[Start of Data lines]

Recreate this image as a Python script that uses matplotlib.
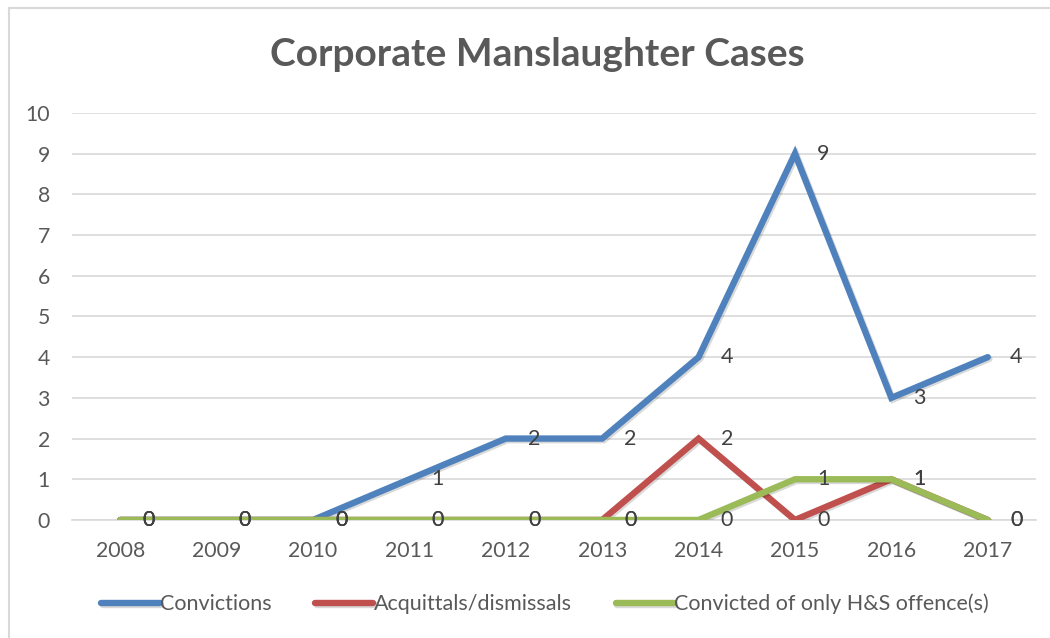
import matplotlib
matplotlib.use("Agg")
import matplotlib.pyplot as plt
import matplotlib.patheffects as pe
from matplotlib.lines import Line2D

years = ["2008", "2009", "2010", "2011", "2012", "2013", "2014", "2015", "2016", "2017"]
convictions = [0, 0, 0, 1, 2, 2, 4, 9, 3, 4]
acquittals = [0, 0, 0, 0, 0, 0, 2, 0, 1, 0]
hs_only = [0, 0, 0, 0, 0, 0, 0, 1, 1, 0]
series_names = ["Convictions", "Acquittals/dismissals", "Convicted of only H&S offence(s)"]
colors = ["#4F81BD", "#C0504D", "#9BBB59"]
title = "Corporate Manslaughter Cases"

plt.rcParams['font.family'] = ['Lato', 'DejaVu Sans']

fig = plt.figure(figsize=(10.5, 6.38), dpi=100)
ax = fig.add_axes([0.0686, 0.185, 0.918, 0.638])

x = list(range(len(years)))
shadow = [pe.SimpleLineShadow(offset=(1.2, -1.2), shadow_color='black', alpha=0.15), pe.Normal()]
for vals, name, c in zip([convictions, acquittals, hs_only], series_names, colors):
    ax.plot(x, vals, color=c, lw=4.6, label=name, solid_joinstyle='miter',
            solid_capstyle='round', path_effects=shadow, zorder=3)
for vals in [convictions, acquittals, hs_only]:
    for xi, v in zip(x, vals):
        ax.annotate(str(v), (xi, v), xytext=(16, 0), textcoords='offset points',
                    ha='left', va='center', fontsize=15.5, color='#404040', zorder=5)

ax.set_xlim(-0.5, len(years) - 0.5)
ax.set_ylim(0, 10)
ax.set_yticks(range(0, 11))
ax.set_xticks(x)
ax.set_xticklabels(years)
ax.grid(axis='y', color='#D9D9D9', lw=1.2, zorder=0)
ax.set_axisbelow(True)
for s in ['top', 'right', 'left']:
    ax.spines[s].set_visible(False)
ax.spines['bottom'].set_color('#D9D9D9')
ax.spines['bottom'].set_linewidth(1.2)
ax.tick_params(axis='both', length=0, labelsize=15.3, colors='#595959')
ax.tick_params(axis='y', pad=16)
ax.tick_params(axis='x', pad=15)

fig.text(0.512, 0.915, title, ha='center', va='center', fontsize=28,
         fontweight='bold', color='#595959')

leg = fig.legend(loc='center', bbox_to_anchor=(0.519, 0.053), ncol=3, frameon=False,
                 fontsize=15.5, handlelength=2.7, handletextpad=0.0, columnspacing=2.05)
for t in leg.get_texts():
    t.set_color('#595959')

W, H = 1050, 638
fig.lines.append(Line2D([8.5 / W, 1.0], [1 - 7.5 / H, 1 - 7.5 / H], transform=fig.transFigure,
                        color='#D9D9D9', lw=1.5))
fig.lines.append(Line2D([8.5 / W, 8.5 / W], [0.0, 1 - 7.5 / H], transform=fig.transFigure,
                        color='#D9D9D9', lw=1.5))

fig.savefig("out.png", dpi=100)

[End of Data lines]

Skip the pictures, please, and transcribe only the lines from the beginning of the material through the one that contains "ax = fig.add_axes([0.0686, 0.185, 0.918, 0.638])".

- Exercise response:
Recreate this image as a Python script that uses matplotlib.
import matplotlib
matplotlib.use("Agg")
import matplotlib.pyplot as plt
import matplotlib.patheffects as pe
from matplotlib.lines import Line2D

years = ["2008", "2009", "2010", "2011", "2012", "2013", "2014", "2015", "2016", "2017"]
convictions = [0, 0, 0, 1, 2, 2, 4, 9, 3, 4]
acquittals = [0, 0, 0, 0, 0, 0, 2, 0, 1, 0]
hs_only = [0, 0, 0, 0, 0, 0, 0, 1, 1, 0]
series_names = ["Convictions", "Acquittals/dismissals", "Convicted of only H&S offence(s)"]
colors = ["#4F81BD", "#C0504D", "#9BBB59"]
title = "Corporate Manslaughter Cases"

plt.rcParams['font.family'] = ['Lato', 'DejaVu Sans']

fig = plt.figure(figsize=(10.5, 6.38), dpi=100)
ax = fig.add_axes([0.0686, 0.185, 0.918, 0.638])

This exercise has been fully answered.